### Brief
Reproduce exactly only the lines from the line that holds "Clone this chart in seaborn and matplotlib." to the line that holds "plt.rcParams['font.family'] = ['DejaVu Sans']", inclusive, in the listing below, and please leave out every picture.

....

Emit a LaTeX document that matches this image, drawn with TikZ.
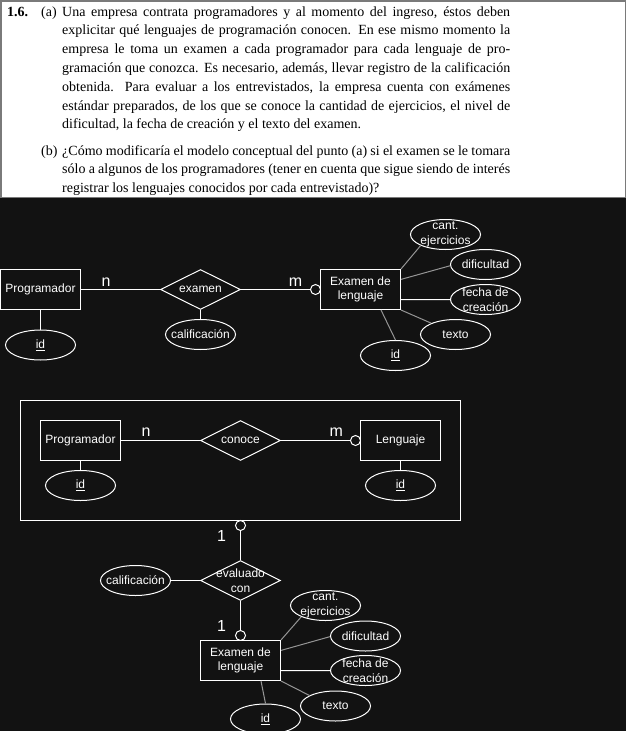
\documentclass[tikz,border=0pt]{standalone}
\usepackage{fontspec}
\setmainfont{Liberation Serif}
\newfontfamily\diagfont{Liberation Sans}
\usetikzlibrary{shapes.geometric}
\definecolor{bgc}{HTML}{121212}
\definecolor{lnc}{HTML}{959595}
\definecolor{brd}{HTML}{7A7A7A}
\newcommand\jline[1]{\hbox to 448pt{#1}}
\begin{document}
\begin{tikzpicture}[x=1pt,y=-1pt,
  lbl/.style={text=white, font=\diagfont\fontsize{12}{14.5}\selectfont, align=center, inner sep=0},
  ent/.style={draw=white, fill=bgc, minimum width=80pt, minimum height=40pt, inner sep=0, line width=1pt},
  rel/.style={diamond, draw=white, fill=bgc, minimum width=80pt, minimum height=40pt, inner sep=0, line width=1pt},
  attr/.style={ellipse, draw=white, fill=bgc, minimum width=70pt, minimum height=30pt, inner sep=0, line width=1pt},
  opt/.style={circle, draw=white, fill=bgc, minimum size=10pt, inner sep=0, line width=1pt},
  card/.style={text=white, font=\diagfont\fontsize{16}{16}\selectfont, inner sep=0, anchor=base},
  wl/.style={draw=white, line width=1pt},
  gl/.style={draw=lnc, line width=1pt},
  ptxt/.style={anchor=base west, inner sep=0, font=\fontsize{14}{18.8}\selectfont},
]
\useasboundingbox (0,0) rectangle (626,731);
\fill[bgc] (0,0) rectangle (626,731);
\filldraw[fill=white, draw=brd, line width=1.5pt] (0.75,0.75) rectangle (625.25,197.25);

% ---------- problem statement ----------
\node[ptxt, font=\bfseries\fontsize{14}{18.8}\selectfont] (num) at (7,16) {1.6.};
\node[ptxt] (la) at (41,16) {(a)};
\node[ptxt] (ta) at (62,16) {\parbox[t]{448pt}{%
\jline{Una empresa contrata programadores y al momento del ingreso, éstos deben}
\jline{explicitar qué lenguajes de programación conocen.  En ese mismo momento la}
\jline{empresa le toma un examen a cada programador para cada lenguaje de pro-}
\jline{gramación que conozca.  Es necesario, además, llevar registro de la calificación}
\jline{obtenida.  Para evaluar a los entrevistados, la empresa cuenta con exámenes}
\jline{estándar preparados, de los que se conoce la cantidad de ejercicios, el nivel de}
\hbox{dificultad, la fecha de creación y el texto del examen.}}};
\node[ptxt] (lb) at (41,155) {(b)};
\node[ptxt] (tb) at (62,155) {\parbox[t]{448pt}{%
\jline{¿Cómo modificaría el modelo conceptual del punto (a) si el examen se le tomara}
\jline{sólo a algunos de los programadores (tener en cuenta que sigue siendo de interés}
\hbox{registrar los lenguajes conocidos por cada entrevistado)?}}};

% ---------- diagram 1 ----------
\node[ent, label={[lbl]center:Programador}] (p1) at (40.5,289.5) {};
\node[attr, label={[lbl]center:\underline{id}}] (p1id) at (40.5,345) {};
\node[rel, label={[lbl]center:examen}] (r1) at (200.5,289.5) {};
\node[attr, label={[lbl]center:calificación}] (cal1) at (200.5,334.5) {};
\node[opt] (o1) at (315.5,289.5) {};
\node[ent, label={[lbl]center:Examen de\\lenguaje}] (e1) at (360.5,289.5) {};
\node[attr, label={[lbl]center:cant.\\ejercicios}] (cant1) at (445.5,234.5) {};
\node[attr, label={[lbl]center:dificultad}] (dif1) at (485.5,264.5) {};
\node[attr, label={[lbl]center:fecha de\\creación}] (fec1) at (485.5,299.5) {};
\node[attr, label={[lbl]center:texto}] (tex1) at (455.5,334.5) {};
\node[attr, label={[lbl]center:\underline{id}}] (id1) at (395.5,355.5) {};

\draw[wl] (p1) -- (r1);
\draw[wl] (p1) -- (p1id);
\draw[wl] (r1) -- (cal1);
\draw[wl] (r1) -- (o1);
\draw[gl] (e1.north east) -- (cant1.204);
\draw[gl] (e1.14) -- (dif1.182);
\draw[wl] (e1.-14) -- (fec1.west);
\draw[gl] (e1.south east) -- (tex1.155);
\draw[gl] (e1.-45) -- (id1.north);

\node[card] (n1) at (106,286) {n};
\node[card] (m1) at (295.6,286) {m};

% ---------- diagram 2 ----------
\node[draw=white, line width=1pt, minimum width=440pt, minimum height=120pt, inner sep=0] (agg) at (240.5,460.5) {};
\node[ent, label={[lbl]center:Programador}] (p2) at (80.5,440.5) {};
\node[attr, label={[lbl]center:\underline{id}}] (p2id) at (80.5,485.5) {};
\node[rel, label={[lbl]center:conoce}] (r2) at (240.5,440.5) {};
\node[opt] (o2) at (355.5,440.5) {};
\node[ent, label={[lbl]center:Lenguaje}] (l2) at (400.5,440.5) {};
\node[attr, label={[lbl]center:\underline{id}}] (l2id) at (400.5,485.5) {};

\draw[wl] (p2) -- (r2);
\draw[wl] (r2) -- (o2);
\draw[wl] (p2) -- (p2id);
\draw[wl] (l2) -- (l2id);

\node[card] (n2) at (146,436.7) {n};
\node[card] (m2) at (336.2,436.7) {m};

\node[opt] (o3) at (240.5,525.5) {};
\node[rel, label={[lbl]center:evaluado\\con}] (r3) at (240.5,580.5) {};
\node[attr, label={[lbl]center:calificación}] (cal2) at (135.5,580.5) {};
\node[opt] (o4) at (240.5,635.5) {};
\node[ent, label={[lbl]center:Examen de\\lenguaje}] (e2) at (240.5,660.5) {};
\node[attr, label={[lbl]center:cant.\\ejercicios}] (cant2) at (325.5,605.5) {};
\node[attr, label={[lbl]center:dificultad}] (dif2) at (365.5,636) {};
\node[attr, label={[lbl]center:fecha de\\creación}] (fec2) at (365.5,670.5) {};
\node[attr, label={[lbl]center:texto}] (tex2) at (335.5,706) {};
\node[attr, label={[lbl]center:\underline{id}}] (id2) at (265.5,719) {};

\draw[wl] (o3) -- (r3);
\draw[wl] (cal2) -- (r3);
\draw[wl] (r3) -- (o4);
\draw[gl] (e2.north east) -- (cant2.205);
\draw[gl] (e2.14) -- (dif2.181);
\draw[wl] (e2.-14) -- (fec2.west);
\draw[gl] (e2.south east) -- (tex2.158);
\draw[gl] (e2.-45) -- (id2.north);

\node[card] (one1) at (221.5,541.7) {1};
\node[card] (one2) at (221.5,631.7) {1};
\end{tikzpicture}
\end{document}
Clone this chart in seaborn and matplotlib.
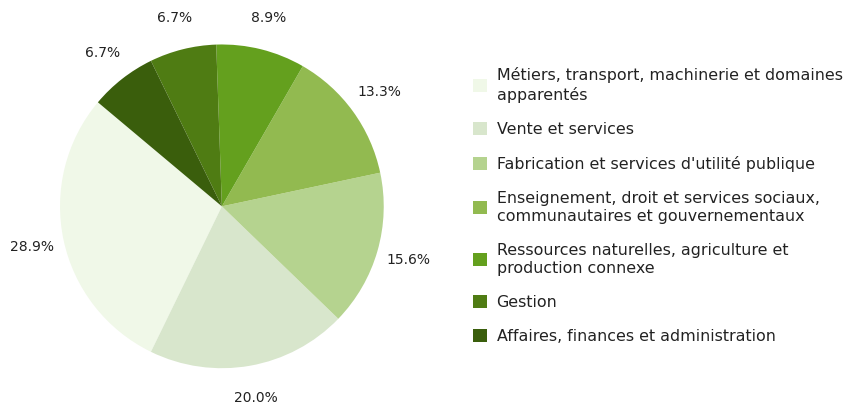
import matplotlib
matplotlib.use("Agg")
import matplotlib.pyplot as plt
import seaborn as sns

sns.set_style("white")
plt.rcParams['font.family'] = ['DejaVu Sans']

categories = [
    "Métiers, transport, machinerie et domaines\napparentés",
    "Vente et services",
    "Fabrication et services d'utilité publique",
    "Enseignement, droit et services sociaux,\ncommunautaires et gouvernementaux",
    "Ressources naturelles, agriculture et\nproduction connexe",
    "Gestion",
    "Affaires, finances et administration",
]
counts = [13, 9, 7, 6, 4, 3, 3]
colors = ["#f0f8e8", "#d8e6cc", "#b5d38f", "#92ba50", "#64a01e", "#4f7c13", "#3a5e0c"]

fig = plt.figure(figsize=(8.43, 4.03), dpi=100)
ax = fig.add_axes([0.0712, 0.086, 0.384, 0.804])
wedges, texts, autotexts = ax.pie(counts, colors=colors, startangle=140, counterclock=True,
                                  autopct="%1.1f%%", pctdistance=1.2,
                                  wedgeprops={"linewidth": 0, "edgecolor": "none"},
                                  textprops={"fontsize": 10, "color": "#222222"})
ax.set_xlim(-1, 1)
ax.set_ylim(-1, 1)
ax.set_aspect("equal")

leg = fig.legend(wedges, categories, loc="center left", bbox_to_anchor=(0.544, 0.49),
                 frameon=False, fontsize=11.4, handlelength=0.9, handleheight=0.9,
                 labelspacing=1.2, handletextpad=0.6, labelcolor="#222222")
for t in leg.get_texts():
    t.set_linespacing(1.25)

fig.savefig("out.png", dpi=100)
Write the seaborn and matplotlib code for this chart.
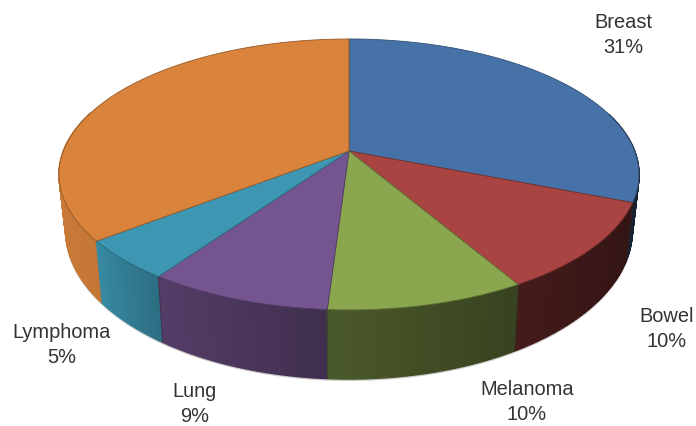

....

### Solution for this problem
Clone this chart in seaborn and matplotlib.
import matplotlib
matplotlib.use("Agg")
import matplotlib.pyplot as plt
import seaborn as sns

sns.set_style("white")
plt.rcParams['font.family'] = ['DejaVu Sans']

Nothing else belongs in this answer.